Your system looks at several satellites at 28.2 º East called Astra, some are northern beams and some are southern. Most of the  Free to Air TV channels are on Astra 2D which is a northern beam and  has a very weak and scattered coverage on the Costa Blanca, some signals are less than 10 watts (hence the dish szes) in the UK these signals average 50 watts.
To get these signals  especially for single cable community system we need a very large dish, a 2.4m dish has an average
gain of  47 dB and the LNB  a gain of 50 dB. We need this high gain to try to get the low level signals.
However, there is a problem and that is... at 28,5 º East we have a another satellite called Eurobird 1 and this is a European beam. It has an  average output power of  50 watts which is 5 x the signal power of Astra 2D ( Costa Blanca).
It is not difficult to see that whilst we are trying to get las "last drop" of signal from Astra 2D, the signal from Eurobird 1 is    " over the top" for our high gain equipment causing the LNB to be saturated  and subsequent deterioration of the alraedy weak signals.

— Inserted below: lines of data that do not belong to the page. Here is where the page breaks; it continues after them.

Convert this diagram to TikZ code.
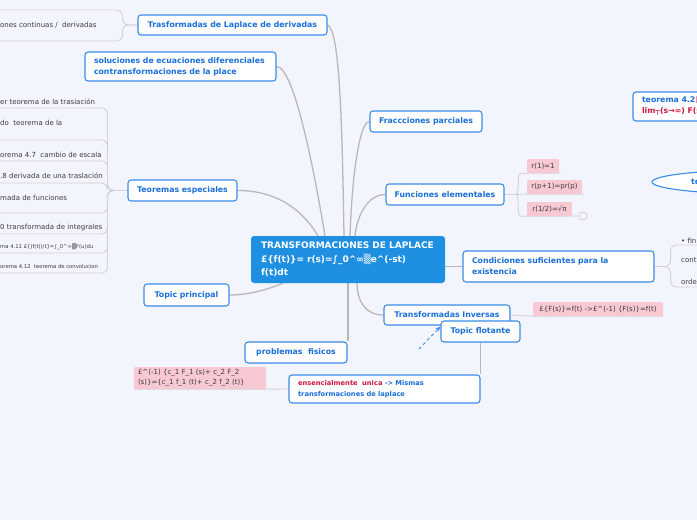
\documentclass[tikz,border=0pt]{standalone}
\usepackage{fontspec}
\setmainfont{DejaVu Sans}
\usetikzlibrary{shapes.geometric,arrows.meta,calc}
\pgfdeclarelayer{bgl}\pgfdeclarelayer{edges}\pgfsetlayers{bgl,edges,main}
\definecolor{bgc}{HTML}{F2F5FD}
\definecolor{tblue}{HTML}{1A6ED8}
\definecolor{tborder}{HTML}{3A8CE8}
\definecolor{cblue}{HTML}{1E8FE1}
\definecolor{lgray}{HTML}{B8B8B8}
\definecolor{sgray}{HTML}{D2D2D2}
\definecolor{pinkf}{HTML}{F8C8D3}
\definecolor{redt}{HTML}{D0163F}
\definecolor{gtext}{HTML}{3C3C3C}
\definecolor{pinkt}{HTML}{F08CA8}
\newcommand\fT{\fontsize{7.8}{11}\selectfont\bfseries}
\newcommand\fC{\fontsize{9}{13.5}\selectfont\bfseries}
\newcommand\fS{\fontsize{7}{10}\selectfont}
\newcommand\fSS{\fontsize{5.3}{7}\selectfont}
\newcommand\fE{\fontsize{6.7}{11}\selectfont\bfseries}
\tikzset{
 topic/.style={draw=tborder, line width=1.1pt, fill=white, rounded corners=3pt, text=tblue, font=\fT, inner sep=0pt, align=center},
 topicl/.style={topic, align=left, inner xsep=9pt},
 pinkbox/.style={fill=pinkf, text=gtext, font=\fS, inner sep=0pt, rounded corners=1pt},
 stext/.style={text=gtext, font=\fS, inner sep=0pt, anchor=west},
 mainline/.style={draw=lgray, line width=1.3pt},
 subline/.style={draw=sgray, line width=0.9pt, rounded corners=6pt},
}
\begin{document}
\begin{tikzpicture}[x=1pt,y=1pt]
\useasboundingbox (0,0) rectangle (697,-520);
\clip (0,0) rectangle (697,-520);
\begin{pgfonlayer}{bgl}
\fill[bgc] (0,0) rectangle (697,-520);
\end{pgfonlayer}

% central
\node[fill=cblue, rounded corners=3pt, text=white, font=\fC, align=left, text width=174pt, inner xsep=10pt, inner ysep=0pt, minimum height=47pt] (central) at (348,-259.5)
 {TRANSFORMACIONES DE LAPLACE\\£\{f(t)\}= r(s)=∫\_0\textasciicircum∞▒e\textasciicircum(-st)\\f(t)dt};

% topics
\node[topic, minimum width=189pt, minimum height=20pt] (der) at (232.5,-25) {Trasformadas de Laplace de derivadas};
\node[topicl, text width=173pt, minimum height=29pt] (sol) at (180.5,-66.5) {soluciones de ecuaciones diferenciales\\contransformaciones de la place};
\node[topic, minimum width=112pt, minimum height=21pt] (fra) at (426,-121.5) {Fraccciones parciales};
\node[topic, minimum width=118pt, minimum height=21pt] (fun) at (445,-194.5) {Funciones elementales};
\node[topic, minimum width=109pt, minimum height=21pt] (teo) at (182.5,-190.5) {Teoremas especiales};
\node[topic, minimum width=85pt, minimum height=22pt] (tp) at (186.5,-295) {Topic principal};
\node[topicl, text width=173pt, minimum height=31pt] (cond) at (558.5,-266.5) {Condiciones suficientes para la\\existencia};
\node[topic, minimum width=126pt, minimum height=20pt] (inv) at (447,-315) {Transformadas Inversas};
\node[topic, minimum width=79pt, minimum height=21pt] (flo) at (480.5,-331.5) {Topic flotante};
\node[topic, minimum width=102pt, minimum height=21pt] (prob) at (296,-352.5) {problemas\ \ fisicos};
\node[topicl, font=\fE, text width=173pt, minimum height=28pt] (ens) at (384.5,-389) {\textcolor{redt}{ensencialmente\ \ unica} -> Mismas\\transformaciones de laplace};
\node[topicl, text width=132pt, minimum width=150pt, minimum height=29pt] (t42) at (708,-106.5) {teorema 4.2\textcolor{pinkt}{[}\\\textcolor{redt}{lim┬(s→∞) F(s}};
\node[ellipse, draw=tborder, line width=1.1pt, fill=white, minimum width=216pt, minimum height=24pt, inner sep=0pt] (ell) at (760,-182) {};
\node[text=tblue, font=\fT, inner sep=0pt, anchor=west] (ellt) at (691,-182) {te};

% pink labels
\node[pinkbox, minimum width=32pt, minimum height=14pt] (p1) at (543,-166) {r(1)=1};
\node[pinkbox, minimum width=55pt, minimum height=14pt] (p2) at (554.5,-187) {r(p+1)=pr(p)};
\node[pinkbox, minimum width=45pt, minimum height=14pt] (p3) at (549.5,-209) {r(1/2)=√π};
\node[draw=sgray, line width=0.9pt, circle, minimum size=8pt, inner sep=0pt, fill=bgc] (col) at (583,-216) {};
\node[pinkbox, minimum width=130pt, minimum height=14pt] (pinv) at (598,-309) {£\{F(s)\}=f(t) ->£\textasciicircum(-1) \{F(s)\}=f(t)};
\node[pinkbox, align=left, text width=124pt, inner xsep=4pt, minimum height=22pt, font=\fontsize{7}{10}\selectfont] (plin) at (200,-378) {£\textasciicircum(-1) \{c\_1 F\_1 (s)+ c\_2 F\_2\\(s)\}=\{c\_1 f\_1 (t)+ c\_2 f\_2 (t)\}};

% gray subtopic texts
\node[stext] (s0) at (0,-25) {ones continuas /\ \ derivadas};
\node[stext] (s1) at (0,-102) {er teorema de la trasiación};
\node[stext] (s2) at (0,-123) {do\ \ teorema de la};
\node[stext] (s3) at (0,-155) {orema 4.7\ \ cambio de escala};
\node[stext] (s4) at (0,-176) {.8 derivada de una traslación};
\node[stext] (s5) at (0,-198) {mada de funciones};
\node[stext] (s6) at (0,-228) {0 transformada de integrales};
\node[stext, font=\fSS] (s7) at (0,-247) {ma 4.11 £\{(f(t))/t\}=∫\_0\textasciicircum∞▒F(u)du};
\node[stext, font=\fSS] (s8) at (0,-267) {orema 4.12\ \ teorema de convolucion};
\node[stext] (r1) at (681,-241) {• fin};
\node[stext] (r2) at (681,-260) {conti};
\node[stext] (r3) at (681,-282) {orde};

% free ends
\coordinate (d1) at (0,-10);
\coordinate (d2) at (0,-41);
\coordinate (e1) at (0,-108);
\coordinate (e2) at (0,-140);
\coordinate (e3) at (0,-161);
\coordinate (e4) at (0,-183);
\coordinate (e5) at (0,-213);
\coordinate (e6) at (0,-234);
\coordinate (e7) at (0,-253);
\coordinate (e8) at (0,-273);
\coordinate (c1) at (697,-245);
\coordinate (c2) at (697,-287);
\coordinate (dst) at (419,-349);

\begin{pgfonlayer}{edges}
\draw[mainline] (der.east) .. controls +(12,-5) and +(-2,120) .. ([xshift=-4pt]central.north);
\draw[mainline] (sol.east) .. controls +(18,0) and +(-10,60) .. ([xshift=-23pt]central.north);
\draw[mainline] (fra.west) .. controls +(-10,0) and +(2,60) .. ([xshift=2pt]central.north);
\draw[mainline] (fun.west) .. controls +(-18,0) and +(2,20) .. ([xshift=7pt]central.north);
\draw[mainline] (teo.east) .. controls +(45,0) and +(-12,20) .. ([xshift=-30pt]central.north);
\draw[mainline] (tp.east) .. controls +(20,0) and +(-15,-6) .. ([xshift=-65pt]central.south);
\draw[mainline] (central.south) -- (central.south |- prob.north);
\draw[mainline] (inv.west) .. controls +(-20,0) and +(0,-15) .. ([xshift=9pt]central.south);
\draw[mainline] (cond.west) -- (central.east |- cond.west);
\draw[mainline] (flo.south) -- (flo.south |- ens.north);
% subtopic lines
\draw[subline] (der.west) -- ++(-15,0) |- (d1);
\draw[subline] (der.west) -- ++(-15,0) |- (d2);
\foreach \e in {e1,e2,e3,e4,e5,e6,e7,e8}
  \draw[subline] (teo.west) -- ++(-20,0) |- (\e);
\draw[subline] (cond.east) -- ++(16,0) |- (c1);
\draw[subline] (cond.east) -- ++(16,0) |- (c2);
\draw[subline] (fun.east) -- ++(5,0) to[out=0,in=180] (p1.south west) -- ([xshift=2pt]p1.south east);
\draw[subline] (fun.east) -- ++(5,0) to[out=0,in=180] (p2.south west) -- ([xshift=2pt]p2.south east);
\draw[subline] (fun.east) -- ++(5,0) to[out=0,in=180] (p3.south west) -- (col.west);
\draw[subline] (inv.east) -- (pinv.south west) -- (pinv.south east);
\draw[subline] (ens.west) -- (plin.south east) -- (plin.south west);
\end{pgfonlayer}
\draw[tborder, line width=0.9pt, dashed, -{Stealth[length=5pt,width=4pt]}] (dst) -- ([yshift=5pt]flo.west);
\end{tikzpicture}
\end{document}
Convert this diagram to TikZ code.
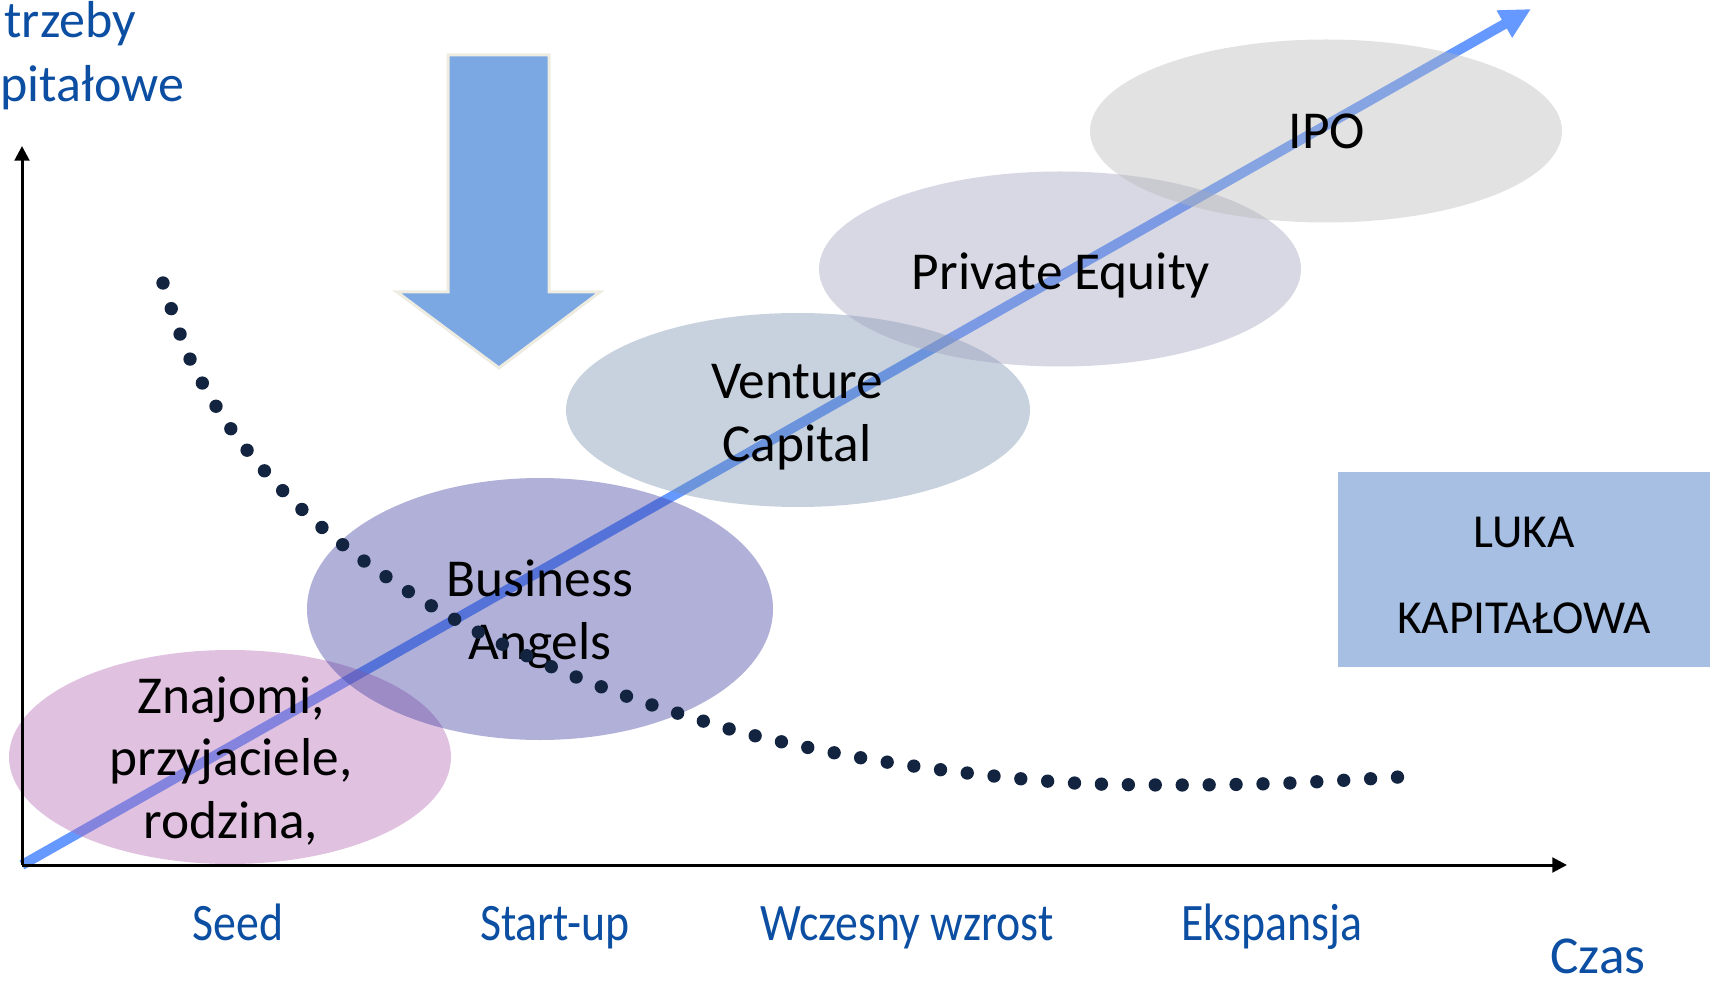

We have to remember that English TV  from Astra 2 D is intended for UK use only, that is why it is broadly focussed to Northern Europe and not Spain, due to late 90's technology ( that's when the Satellite was constructed) the beam is not tightly focussed and some of it's footpring covers parts of Spain albeit  much weaker. Loss of signal quality is something we all have to accept.